Li Lin believes that the so-called competitive appointment or performance evaluation systems in Chinese state-owned enterprises are merely superficial, and the results of who stays and who goes are predetermined. Many of those eliminated from their positions due to poor performance are simply backgroundless management personnel. The recent measures by the authorities are essentially a disguised way of downsizing.

Former Director of the Legal Advisory Office of the Inner Mongolia Autonomous Region government in Belgium, Du Wen, expressed to Radio Free Asia that China’s state-owned enterprises are essentially a platform for the CCP elites to share profits like a piece of pork. Those who enter state-owned enterprises typically have connections and pathways, often being children of leaders. With the current economic downturn, state-owned enterprises are under immense pressure, and the new measures from the State-owned Assets Supervision and Administration Commission provide reasons for cleaning house, in other words, layoffs, primarily targeting those without connections.

This year, China’s economy has continued to decline, with several major international investment banks lowering their growth forecasts for the Chinese economy. The latest official data on profits from industrial enterprises above a certain scale released on September 27 showed a shift from a 4.1% year-on-year growth in July to a 17.8% decrease in August.

According to data released by the National Bureau of Statistics of China on September 20, the unemployment rate among the 16-24 age group excluding students in August rose to 18.8%, reaching the highest level this year. This data accounts for the changes in statistical methodologies employed by the authorities.
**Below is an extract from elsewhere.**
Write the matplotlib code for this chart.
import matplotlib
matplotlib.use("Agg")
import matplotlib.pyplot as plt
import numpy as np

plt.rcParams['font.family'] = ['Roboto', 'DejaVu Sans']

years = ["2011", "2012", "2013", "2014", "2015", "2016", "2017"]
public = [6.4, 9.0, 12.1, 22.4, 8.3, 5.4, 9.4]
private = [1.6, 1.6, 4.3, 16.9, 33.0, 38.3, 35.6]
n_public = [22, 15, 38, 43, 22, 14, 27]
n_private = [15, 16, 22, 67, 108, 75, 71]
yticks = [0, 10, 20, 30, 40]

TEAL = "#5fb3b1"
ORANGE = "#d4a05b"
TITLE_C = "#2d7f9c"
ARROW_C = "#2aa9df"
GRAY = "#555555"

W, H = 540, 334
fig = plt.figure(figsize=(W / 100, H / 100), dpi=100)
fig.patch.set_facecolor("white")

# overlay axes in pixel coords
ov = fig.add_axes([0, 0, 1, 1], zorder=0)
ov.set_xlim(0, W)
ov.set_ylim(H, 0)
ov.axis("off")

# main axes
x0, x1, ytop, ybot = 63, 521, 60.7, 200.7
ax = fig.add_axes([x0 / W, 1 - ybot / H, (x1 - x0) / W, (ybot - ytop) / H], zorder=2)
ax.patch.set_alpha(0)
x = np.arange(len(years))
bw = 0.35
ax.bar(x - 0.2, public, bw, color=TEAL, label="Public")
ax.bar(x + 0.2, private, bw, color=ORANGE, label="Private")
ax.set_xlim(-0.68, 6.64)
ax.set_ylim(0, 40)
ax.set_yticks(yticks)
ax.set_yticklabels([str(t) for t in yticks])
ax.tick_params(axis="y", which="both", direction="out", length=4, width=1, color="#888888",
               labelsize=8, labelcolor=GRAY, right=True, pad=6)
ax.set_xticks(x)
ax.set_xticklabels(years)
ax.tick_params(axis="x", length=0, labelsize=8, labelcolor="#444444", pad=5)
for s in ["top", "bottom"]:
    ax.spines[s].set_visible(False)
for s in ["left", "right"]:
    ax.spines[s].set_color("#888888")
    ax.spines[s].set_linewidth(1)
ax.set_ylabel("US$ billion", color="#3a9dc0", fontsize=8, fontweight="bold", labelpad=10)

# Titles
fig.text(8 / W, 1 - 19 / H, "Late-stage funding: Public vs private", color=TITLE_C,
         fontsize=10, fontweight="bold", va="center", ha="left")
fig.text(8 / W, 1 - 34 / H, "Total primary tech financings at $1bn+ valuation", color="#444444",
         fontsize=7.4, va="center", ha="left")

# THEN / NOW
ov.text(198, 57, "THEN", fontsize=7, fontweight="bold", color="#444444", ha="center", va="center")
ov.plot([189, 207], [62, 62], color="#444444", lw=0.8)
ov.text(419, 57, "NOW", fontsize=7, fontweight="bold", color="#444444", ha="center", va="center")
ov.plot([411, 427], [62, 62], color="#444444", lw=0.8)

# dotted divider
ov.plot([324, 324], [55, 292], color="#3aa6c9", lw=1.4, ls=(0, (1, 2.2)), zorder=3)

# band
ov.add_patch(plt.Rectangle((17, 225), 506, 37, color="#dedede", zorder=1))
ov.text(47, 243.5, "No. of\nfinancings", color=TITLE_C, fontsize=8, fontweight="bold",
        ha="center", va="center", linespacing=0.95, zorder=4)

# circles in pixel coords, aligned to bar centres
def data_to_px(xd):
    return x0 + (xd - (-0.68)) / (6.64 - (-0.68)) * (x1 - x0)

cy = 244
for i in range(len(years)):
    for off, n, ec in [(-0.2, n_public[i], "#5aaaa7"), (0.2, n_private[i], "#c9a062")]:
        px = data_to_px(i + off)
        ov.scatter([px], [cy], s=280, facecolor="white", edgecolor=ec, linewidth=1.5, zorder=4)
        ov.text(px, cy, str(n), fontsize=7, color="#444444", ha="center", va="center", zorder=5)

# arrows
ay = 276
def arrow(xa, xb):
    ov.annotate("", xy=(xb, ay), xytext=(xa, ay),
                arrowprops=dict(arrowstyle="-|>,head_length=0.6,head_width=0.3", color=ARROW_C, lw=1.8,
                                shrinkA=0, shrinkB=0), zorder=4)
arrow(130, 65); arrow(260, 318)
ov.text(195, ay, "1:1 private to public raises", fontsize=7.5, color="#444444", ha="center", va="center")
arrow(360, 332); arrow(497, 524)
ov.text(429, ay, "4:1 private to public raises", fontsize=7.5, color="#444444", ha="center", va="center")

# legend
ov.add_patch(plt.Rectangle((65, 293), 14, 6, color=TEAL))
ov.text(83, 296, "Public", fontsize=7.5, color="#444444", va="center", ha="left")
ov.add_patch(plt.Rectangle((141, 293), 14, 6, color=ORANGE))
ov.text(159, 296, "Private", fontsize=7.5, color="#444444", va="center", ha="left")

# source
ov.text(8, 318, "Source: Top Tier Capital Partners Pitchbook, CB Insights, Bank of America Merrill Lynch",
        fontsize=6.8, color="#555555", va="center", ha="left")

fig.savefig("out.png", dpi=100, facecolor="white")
David Huang, an economist based in the United States, estimates that if counting those unemployed or severely underemployed, the actual unemployment rate in China may exceed a quarter to a third of the population.

Economist Li Hengqing from the Institute for Information and Strategic Studies in Washington believes that the new measures by the State-owned Assets Supervision and Administration Commission will only exacerbate the current unemployment situation. Amid the authorities’ continuous push for the “entry of the state and the exit of the private” policy, the status quo of state-owned enterprises benefiting from a collective share distribution will remain unchanged.